The only thing missing from Moore’s resume is that he was never hired as a college or NFL head coach. He interviewed for jobs at the University of Minnesota and with the Lions, when they opted to go with Rod Marinelli.

“I always wanted to be a head coach,” Moore said. “I was a head coach in the Army. I never pushed myself. When you were in Pittsburgh, they didn’t want any media darlings. I never promoted myself. I never got a new agent. Sometimes I may have lacked tact and diplomacy. I’m not real good at the political game.
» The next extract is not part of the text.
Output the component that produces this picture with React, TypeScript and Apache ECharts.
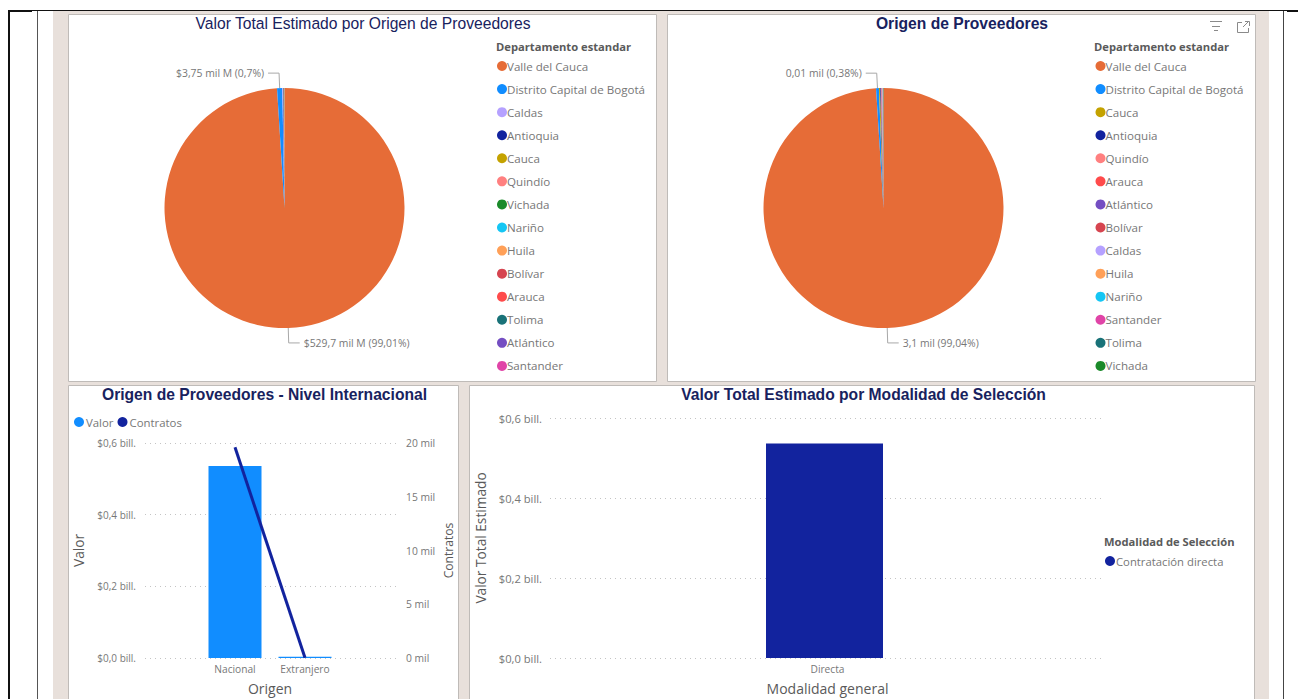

“I’m 84 and I’m still doing exactly what I want to do. And I see some guys who get in a hurry, they do this and all of a sudden at 47 they’re selling Mutual of Omaha (insurance). Coaches have been so instrumental in my life that I thought it was such an honorable profession so maybe I could be that to some other people. Without this, I don’t know what my life would’ve been.”

After leaving the Colts following the 2010 season, Manning gathered coaches and teammates in Indianapolis for what he believed would be a grand retirement party.

“I think it was 2011, it seemed like he was kind of retired,’' Manning said. “I got with his wife. She gave me all these pictures when he was at Pittsburgh and different places and we really made a cool collage. We got great video with all the pictures and nice moments. Anyway, we had a nice retirement party downtown at a place called Harry & Izzy’s. It was a good turnout. Anyway, so damned if not the next year he’s back coaching again. He went to the Jets. So I call and I said, ‘You know, Tom, it doesn’t seem fair. You got to kind of witness your own eulogy.’ I said, ‘I really feel like you ought to give me the video back.’ He said, ‘No, no. I’m going to keep it. I watch it all the time.’'’

Manning called Moore the best coach in football. This week, he’ll be memorialized with the best of all time.